乗降性に有利な条件とは
コンパクトカーはボディサイズが小さいから、乗り降りは大変そう……と思うのは間違いだ。コンパクトカーだって背が高くてドアが大きく開き、シートが適切な位置にあれば下手なセダンより乗り降りしやすいクルマがある。両側スライドドアを備えたコンパクトカー=プチバンなら、なおさら乗降性は抜群と言っていい。
一方、コンパクトカーのなかには走りやデザイン、装備などが文句なしでも、とくに後席の乗降性に優れているわけではないクルマもあったりする。
その見極め方は、乗り降りする人が高齢者で足腰が弱っているか否か。身長などにもよるが、(1)ボディの高さ、(2)ステップ高とフロアへの段差、(3)リヤドアの開口部間口、(4)後席のフロアからシート先端までの高さ=ヒール段差、(5)頭上方向の余裕……という5つの項目で決まることがほとんどだ。
【ボディの高さ】
売れ筋のコンパクトカーの全高から低い順に並べると、スバル・インプレッサスポーツは1480mm、トヨタ・アクア1485がmm、トヨタ・ヤリス、マツダ・マツダ2、スズキ・スイフトが1500mmとなる。リヤドアからの乗降性が比較的よいホンダ・フィットは1540mmだ。
両側スライドドアを完備したプチバンと呼べるコンパクトカーではスズキ・ソリオが1745mm、トヨタ・ルーミー&タンクが1735mmとなる。ボディの背が高ければ、リヤドアの高さ方向にも余裕があるため、頭を大きくかがめずに乗り込み、降りることができる。つまり、乗降性に有利ということになるのだ。
【ステップ高】
つぎにステップ高。健常者の乗員なら、SUVの480mm前後のステップ地上高でもなんなく乗り降りできるはずだ。だが、足腰が弱った高齢者ともなれば、ステップはできるだけ低く、フロアへの段差がないことが望ましい。
そこで、上記のコンパクトカーでステップ地上高が高い順に並べると、ヤリス400mm、インプレッサスポーツ380mm、マツダ2 380mm、アクア370mm、フィット360mmという感じだ(すべて筆者の実測)。
【リヤドアの開口部間口】
そして意外に見落としがちなのが、筆者が独自に計測し続けてきた、リヤドアから乗降する際の間口だ。測定方法は、後席シート外側角からリヤドア内張り前端、またはBピラーまでの直線距離で行っている。下半身が出入りする際の開口幅ということになる。

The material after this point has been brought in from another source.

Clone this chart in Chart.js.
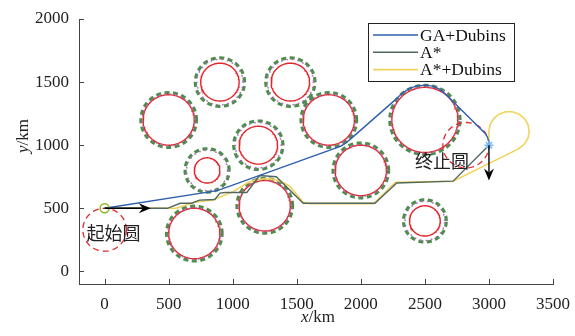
<!DOCTYPE html>
<html><head><meta charset="utf-8">
<script src="https://cdn.jsdelivr.net/npm/chart.js@4.4.0/dist/chart.umd.min.js"></script>
<style>html,body{margin:0;padding:0;background:#fff}canvas{display:block}</style>
</head><body>
<canvas id="c" width="575" height="336"></canvas>
<script>
// ---- data ----
const xTicks = [0, 500, 1000, 1500, 2000, 2500, 3000, 3500];
const yTicks = [0, 500, 1000, 1500, 2000];
const seriesLabels = ['GA+Dubins', 'A*', 'A*+Dubins'];

const gaX = [0, 880, 1840, 1875, 1910, 2266, 2320, 2380, 2440, 2500, 2560, 2620, 2660, 2969, 2988, 2998, 3000];
const gaY = [500, 640, 990, 1012, 1040, 1357, 1410, 1450, 1470, 1476, 1468, 1442, 1405, 1095, 1065, 1030, 1000];

const astarX = [0, 490, 590, 680, 740, 860, 900, 940, 1110, 1210, 1340, 1550, 2110, 2280, 2720, 3000];
const astarY = [500, 500, 540, 540, 565, 570, 620, 625, 625, 760, 750, 540, 540, 700, 715, 1000];

const adX = [0, 360, 560, 700, 845, 1000, 1110, 1170, 1230, 1290, 1345, 1400, 1445, 1550, 1600, 2100, 2270, 2720,
             3231, 3277, 3305, 3314, 3305, 3277, 3236, 3184, 3130, 3079, 3037, 3009, 3000, 3000];
const adY = [500, 500, 500, 548, 565, 630, 698, 722, 732, 733, 722, 700, 675, 548, 537, 537, 706, 714,
             971, 1009, 1056, 1110, 1164, 1211, 1246, 1265, 1265, 1246, 1211, 1164, 1110, 1000];

// obstacles: centre, danger radius (red), safety radius (dotted/dashed)
const obsX = [500, 900, 1450, 1750, 1200, 800, 2000, 2500, 1250, 700, 2500];
const obsY = [1200, 1500, 1500, 1200, 1000, 800, 800, 1200, 520, 300, 400];
const dangerR = [200, 150, 150, 200, 150, 100, 200, 258, 200, 200, 120];
const safeR = [205, 180, 180, 205, 180, 160, 205, 262, 205, 205, 155];

// start / end turning circles
const turnX = [0, 2820];
const turnY = [330, 1000];
const turnR = [170, 180];

const startPt = [0, 500];
const endPt = [3000, 1000];
const startArrow = [[0, 500], [360, 500]];
const endArrow = [[3000, 1000], [3000, 720]];

const noteText = ['起始圆', '终止圆'];
const noteX = [70, 2633];
const noteY = [300, 873];

// ---- helpers ----
function circlePts(cx, cy, r) {
  const pts = [];
  for (let i = 0; i <= 90; i++) {
    const a = i / 90 * Math.PI * 2;
    pts.push({x: cx + r * Math.cos(a), y: cy + r * Math.sin(a)});
  }
  return pts;
}
const zip = (xs, ys) => xs.map((x, i) => ({x, y: ys[i]}));

const colors = {blue: '#2f5fae', gray: '#50685f', yellow: '#f2d35c', red: '#e3262c', green: '#4f8d4f', purple: '#b46cc0'};
const seriesColors = [colors.blue, colors.gray, colors.yellow];

const datasets = [];
obsX.forEach((cx, i) => {
  datasets.push({data: circlePts(cx, obsY[i], safeR[i] + 12), borderColor: colors.green, borderWidth: 3.2, borderDash: [5, 3.5], order: 10});
  datasets.push({data: circlePts(cx, obsY[i], dangerR[i]), borderColor: colors.red, borderWidth: 1.4, order: 9});
  datasets.push({data: circlePts(cx, obsY[i], safeR[i]), borderColor: colors.purple, borderWidth: 1.6, borderDash: [1.5, 4], order: 8});
});
turnX.forEach((cx, i) => {
  datasets.push({data: circlePts(cx, turnY[i], turnR[i]), borderColor: colors.red, borderWidth: 1.3, borderDash: [6, 4], order: 7});
});
datasets.push({label: seriesLabels[0], data: zip(gaX, gaY), borderColor: colors.blue, borderWidth: 1.4, order: 2});
datasets.push({label: seriesLabels[1], data: zip(astarX, astarY), borderColor: colors.gray, borderWidth: 1.4, order: 3});
datasets.push({label: seriesLabels[2], data: zip(adX, adY), borderColor: colors.yellow, borderWidth: 1.6, order: 4});
datasets.push({data: [{x: startPt[0], y: startPt[1]}], showLine: false, pointRadius: 4.5, pointBorderColor: '#8db52a', pointBackgroundColor: 'rgba(255,255,255,0)', pointBorderWidth: 1.5, order: 0});
datasets.push({data: [{x: endPt[0], y: endPt[1]}], showLine: false, pointStyle: 'star', pointRadius: 4.5, pointBorderColor: '#7db8f0', pointBorderWidth: 1.5, order: 0});

datasets.forEach(d => {
  if (d.showLine === undefined) d.showLine = true;
  if (d.pointRadius === undefined) d.pointRadius = 0;
  d.tension = 0;
  d.fill = false;
});

const serif = '"Liberation Serif", "Times New Roman", serif';

function arrow(ctx, x0, y0, x1, y1) {
  const ang = Math.atan2(y1 - y0, x1 - x0);
  const L = 12, W = 5, N = 8;
  ctx.beginPath();
  ctx.moveTo(x0, y0);
  ctx.lineTo(x1 - N * Math.cos(ang), y1 - N * Math.sin(ang));
  ctx.stroke();
  ctx.beginPath();
  ctx.moveTo(x1, y1);
  const bx = x1 - L * Math.cos(ang), by = y1 - L * Math.sin(ang);
  const nx = x1 - N * Math.cos(ang), ny = y1 - N * Math.sin(ang);
  ctx.lineTo(bx + W * Math.sin(ang), by - W * Math.cos(ang));
  ctx.lineTo(nx, ny);
  ctx.lineTo(bx - W * Math.sin(ang), by + W * Math.cos(ang));
  ctx.closePath();
  ctx.fill();
}

const decor = {
  id: 'decor',
  afterDatasetsDraw(chart) {
    const {ctx, scales: {x, y}} = chart;
    ctx.save();
    ctx.strokeStyle = '#000'; ctx.fillStyle = '#000'; ctx.lineWidth = 1.4;
    [startArrow, endArrow].forEach(a => {
      arrow(ctx, x.getPixelForValue(a[0][0]), y.getPixelForValue(a[0][1]), x.getPixelForValue(a[1][0]), y.getPixelForValue(a[1][1]));
    });
    ctx.fillStyle = '#222';
    ctx.font = '18px "Noto Sans CJK SC"';
    ctx.textAlign = 'center'; ctx.textBaseline = 'middle';
    noteText.forEach((t, i) => ctx.fillText(t, x.getPixelForValue(noteX[i]), y.getPixelForValue(noteY[i])));
    // legend box
    const bx = 368.5, by = 23.5, bw = 146, bh = 58;
    ctx.fillStyle = '#fff'; ctx.fillRect(bx, by, bw, bh);
    ctx.strokeStyle = '#222'; ctx.lineWidth = 1; ctx.strokeRect(bx, by, bw, bh);
    ctx.font = '17.5px ' + serif; ctx.textAlign = 'left'; ctx.textBaseline = 'middle';
    seriesLabels.forEach((lab, i) => {
      const ly = 35 + i * 17.3;
      ctx.strokeStyle = seriesColors[i]; ctx.lineWidth = 1.6;
      ctx.beginPath(); ctx.moveTo(373, ly); ctx.lineTo(418, ly); ctx.stroke();
      ctx.fillStyle = '#111'; ctx.fillText(lab, 420, ly + 1);
    });
    ctx.restore();
  },
  afterDraw(chart) {
    const {ctx, scales: {x, y}, chartArea: ca} = chart;
    ctx.save();
    ctx.strokeStyle = '#444'; ctx.lineWidth = 1;
    xTicks.forEach(v => { const px = Math.round(x.getPixelForValue(v)) + 0.5; ctx.beginPath(); ctx.moveTo(px, ca.bottom); ctx.lineTo(px, ca.bottom - 5); ctx.stroke(); });
    yTicks.forEach(v => { const py = Math.round(y.getPixelForValue(v)) + 0.5; ctx.beginPath(); ctx.moveTo(ca.left, py); ctx.lineTo(ca.left + 5, py); ctx.stroke(); });
    ctx.fillStyle = '#222'; ctx.textBaseline = 'middle'; ctx.textAlign = 'left';
    const it = 'italic 17px ' + serif, up = '17px ' + serif;
    ctx.font = it; const wx = ctx.measureText('x').width; ctx.font = up; const wk = ctx.measureText('/km').width;
    const sx = (ca.left + ca.right) / 2 - (wx + wk) / 2 + 2;
    ctx.font = it; ctx.fillText('x', sx, 318); ctx.font = up; ctx.fillText('/km', sx + wx, 318);
    ctx.translate(24, 136); ctx.rotate(-Math.PI / 2);
    ctx.font = it; const wy = ctx.measureText('y').width;
    const sy = -(wy + wk) / 2;
    ctx.fillText('y', sy, 0); ctx.font = up; ctx.fillText('/km', sy + wy, 0);
    ctx.restore();
  }
};

new Chart(document.getElementById('c'), {
  type: 'scatter',
  data: {datasets},
  options: {
    responsive: false, animation: false, devicePixelRatio: 1,
    layout: {padding: {left: 0, right: 22, top: 19, bottom: 0}},
    plugins: {legend: {display: false}, tooltip: {enabled: false}},
    scales: {
      x: {type: 'linear', min: -200, max: 3500,
        afterBuildTicks: s => { s.ticks = xTicks.map(v => ({value: v})); },
        afterFit: s => { s.height = 52; s.paddingLeft = 0; s.paddingRight = 0; },
        grid: {display: false, drawTicks: false},
        border: {display: true, color: '#444', width: 1},
        ticks: {font: {family: serif, size: 17}, color: '#222', padding: 10, maxRotation: 0, callback: v => String(v)}},
      y: {type: 'linear', min: -100, max: 2000,
        afterBuildTicks: s => { s.ticks = yTicks.map(v => ({value: v})); },
        afterFit: s => { s.width = 79; s.paddingTop = 0; s.paddingBottom = 0; },
        grid: {display: false, drawTicks: false},
        border: {display: true, color: '#444', width: 1},
        ticks: {font: {family: serif, size: 17}, color: '#222', padding: 10, callback: v => String(v)}}
    }
  },
  plugins: [decor]
});
</script>
</body></html>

ここが広いほど、乗降のしやすさが増すのだ。それを小さい順に並べると、アクア250mm、スイフト270mm、マツダ2 285mm、フィット320mmとなる(ヤリスとインプレッサスポーツは未計測)。
【後席のフロアからシート先端までの高さ】
もうひとつ、乗降性のキーポイントとなるのが、着座と立ち上がり性だ。いかにリヤドアの開口部が広くステップが低くても、シートから立ち上がるのが難儀では、とくに足腰が弱った高齢者にとっては乗降性のいいクルマとは言い難くなる。
そのポイントなるのがヒール段差であり、それが高いほうが乗り降りしやすいことになる。ローソファに座り立ち上がるのと、食卓のいすに座り立ち上がるのとでは、どっちが楽かと言うのと同じ理屈だ。もちろん、ヒール段差が一部のミニバンの3列目席のように極端に低いと、膝を抱えるような着座姿勢になり、お尻で体重を支えるような着座姿勢を強要され、結果、着座性と立ち上がり性ともに悪くなる。
【頭上方向の余裕】
ヒール段差の低い順では、マツダ2 330mm、インプレッサスポーツ330mm、スイフト345mm、フィット365mm、アクア370mm(ヤリスは未計測)となる。とはいえ、330mm以上あれば、身長172cmの筆者が座った際、膝を大きく抱えるような着座姿勢にはならない(300mmを切ると膝を抱えるような姿勢になりがちだ)。
前席優先でコンパクトカーを選ぶとしたら、ここでの評価があまりかんばしくなくてもまったく関係ない。むしろそのクルマが先進運転支援機能でライバルを大きくリードしているケースもあるから、そのあたりのバランスを取り、後席に子どもを抱いた母親や、足腰が弱った高齢者を頻繁に乗せるか否かで、ここでの実測データを参考にしてもらいたい。カップルズカーとしてなら、後席の乗り降りがしやすいクルマより多少しにくかったとしても、評価を落とすことはないということだ。
もちろん、コンパクトカーを後席の乗降性の良さに特化して選べば、ルーミー&タンクやソリオとなり、背が高くてドア開口部もまた高い。そしてステップが低く、フロアへの段差がない、両側スライドドアを備えたプチバン、コンパクトカーになるのは当然だろう。